江戸時代の貨幣

 朱鷺田氏のブログ「黒い森の祠」にて戦国〜江戸の通貨について触れられていたので、手元の手帳を繰ってみる。既に調べはついているような気もしないではないのだが、私自身のメモとしてって意味も含めて記しておくよ。

  • 1両=4分
  • 1分=4朱
  • 1分=金100疋

 小判(1両)と一分金が基本貨。
 二分金・二朱金・一朱金は元禄の改鋳以降に造られた。
 大判(額面10両)は小判などとは別途の扱いで、相場両替。

 秤量貨幣が主体で貫・匁(20以上で下一桁が零の時は「目」)制表示。丁銀・豆板(小玉)銀は秤量貨幣。
 一分銀・二朱銀・一朱銀は定位貨幣で安永改鋳以降の鋳造。
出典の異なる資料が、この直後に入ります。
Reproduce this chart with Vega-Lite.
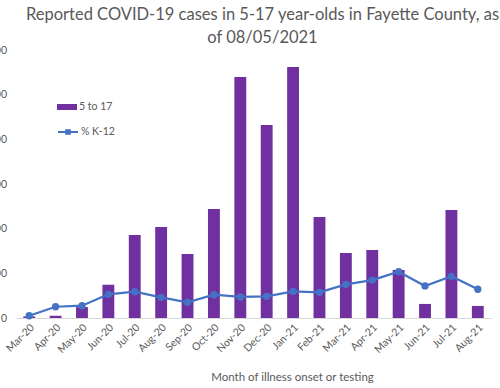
{
  "$schema": "https://vega.github.io/schema/vega-lite/v6.json",
  "width": 475,
  "height": 268,
  "autosize": {"type": "none"},
  "padding": {"left": 16, "top": 50, "right": 9, "bottom": 70},
  "background": "white",
  "config": {
    "view": {"stroke": null},
    "font": "Lato",
    "title": {"font": "Lato", "fontSize": 16.5, "fontWeight": "normal", "color": "#595959", "anchor": "middle", "dx": 9},
    "axis": {"labelFont": "Lato", "labelFontSize": 10.5, "labelColor": "#595959", "titleFont": "Lato", "titleFontWeight": "normal", "titleColor": "#595959", "grid": false, "ticks": false},
    "legend": {"labelFont": "Lato", "labelFontSize": 10.5, "labelColor": "#595959"}
  },
  "title": {"text": ["Reported COVID-19 cases in 5-17 year-olds in Fayette County, as", "of 08/05/2021"], "lineHeight": 23, "offset": -1},
  "data": {
    "values": [
      {"month": "Mar-20", "cases": 7, "pct": 0.21},
      {"month": "Apr-20", "cases": 10, "pct": 1.05},
      {"month": "May-20", "cases": 49, "pct": 1.15},
      {"month": "Jun-20", "cases": 149, "pct": 2.21},
      {"month": "Jul-20", "cases": 372, "pct": 2.45},
      {"month": "Aug-20", "cases": 407, "pct": 1.93},
      {"month": "Sep-20", "cases": 287, "pct": 1.46},
      {"month": "Oct-20", "cases": 488, "pct": 2.17},
      {"month": "Nov-20", "cases": 1079, "pct": 1.96},
      {"month": "Dec-20", "cases": 864, "pct": 2.02},
      {"month": "Jan-21", "cases": 1124, "pct": 2.49},
      {"month": "Feb-21", "cases": 452, "pct": 2.40},
      {"month": "Mar-21", "cases": 291, "pct": 3.14},
      {"month": "Apr-21", "cases": 304, "pct": 3.54},
      {"month": "May-21", "cases": 215, "pct": 4.32},
      {"month": "Jun-21", "cases": 63, "pct": 2.99},
      {"month": "Jul-21", "cases": 484, "pct": 3.89},
      {"month": "Aug-21", "cases": 54, "pct": 2.68}
    ]
  },
  "encoding": {
    "x": {
      "field": "month", "type": "nominal", "sort": null,
      "scale": {"paddingInner": 0.55, "paddingOuter": 0.275},
      "axis": {"title": "Month of illness onset or testing", "labelAngle": -45, "labelPadding": 4, "domainColor": "#D9D9D9", "domainWidth": 1, "titleFontSize": 11.5, "titleX": 276, "titleY": 53}
    }
  },
  "layer": [
    {
      "mark": {"type": "bar", "color": "#7030A0"},
      "encoding": {
        "y": {"field": "cases", "type": "quantitative", "scale": {"domain": [0, 1200]}, "axis": {"title": null, "values": [0, 200, 400, 600, 800, 1000, 1200], "domain": false, "labelPadding": 9.5}},
        "color": {"datum": "5 to 17", "type": "nominal", "scale": {"range": ["#7030A0"]},
          "legend": {"title": null, "orient": "none", "legendX": 41, "legendY": 47, "symbolType": "M-1,-0.3H1V0.3H-1Z", "symbolSize": 400, "symbolStrokeWidth": 0, "labelOffset": 2}}
      }
    },
    {
      "mark": {"type": "line", "strokeWidth": 2.25, "point": {"filled": true, "size": 28, "color": "#4472C4"}},
      "encoding": {
        "y": {"field": "pct", "type": "quantitative", "scale": {"domain": [0, 25]}, "axis": null},
        "stroke": {"datum": "% K-12", "type": "nominal", "scale": {"range": ["#4472C4"]},
          "legend": {"title": null, "orient": "none", "legendX": 41, "legendY": 71, "symbolType": "M-1,0H1M-0.18,-0.18H0.18V0.18H-0.18Z", "symbolSize": 400, "symbolStrokeWidth": 2, "symbolFillColor": "#4472C4", "labelOffset": 2}}
      }
    }
  ],
  "resolve": {"scale": {"y": "independent", "color": "independent"}}
}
金貨と通用。

  • 1貫文=1000文
  • 10文(のちに25文)=銭1疋

 一文銭を主とし、ほかに四文銭・十文銭・百文銭も造られた。

金・銀・銭、三貨の両替

 三貨はおのおの体系の異なる貨幣であったから、公・私共に公定相場や市中相場での交換や換算を必要とした。

 こうして見ると気になってくるのが、もしかして重量単位をそのまま通貨単位にしてないか?ってことだ。などと思ってみたら、「金」は確かにそう臭くって、令制では「1斤=16両、1両=24銖(朱)」という形で計るみたい。中国の衡も「斤・両・銖・銭・分」だしな。しかし貫・匁の方は実は逆らしい。古来以来の通貨単位である貫・文が元らしくって、唐の開元通宝1銭の重さを1匁*1として、貫・匁制の重量単位としたようだ。
 ということは、あれかな。朝廷のある西の方は旧来よりの貫・匁ではかる銀制度、武田に端を発するっぽい金制度は東の方に。って感じなんかな? んで、武田の方は金銭ではなく重さとして金を捉えたのが始まりとして、重さの単位がそのまま通貨単位となったんかいな?
 追記:ちょっと調べた。

  • 621年:唐で「開元通宝」が鋳造。また1000枚一組として中央の穴を貫いて紐を通してまとめたため、1000銭を1貫とする。
  • 708年:日本にて、「開元通宝」を参考にして「和同開珎」が日本にて鋳造。通貨単位は文。
  • 958年:日本にて、最後の皇朝銭である「乾元大宝」が鋳造。10世紀末には鋳造されなくなる。
  • 11世紀前後(宋代):宋にて、「開元通宝」を基準とし重量単位「銭」が出来る。また日本では中国の銭貨が流通し始める。こうした中で重量単位「銭」も伝わり、日本では一文の重さであるので文の目方、文目=匁と呼ぶ。また併せて「貫」も重量単位として扱われるようになる。
  • 16世紀:産金地を領有していた武田氏により領内流通を目的とした甲州金(初の額面表示金貨)が鋳造される。

 公銭が鋳造されなくなり、金銀が重量で量られる訳だけど、金と銀で単位が違うのが面白い、な。金の方は甲州金を端緒とするので、少なくともそれまでは貫目・匁で量られる「銀」が広まっていたのかな? そして江戸幕府甲州金の制度を受け入れることによって、「金」制度が日本に広まるのだろうけど、すでに商人たちによって「銀」の足場が固められていた西日本では(つか大坂影響圏では)銀相場が使われ続けたんかな?
 んでもって金の「両」を銀の貫・匁に「替」えるから「両替」というのだな。逆かもしれんが。

*1:「匁」文とメを併せた国字。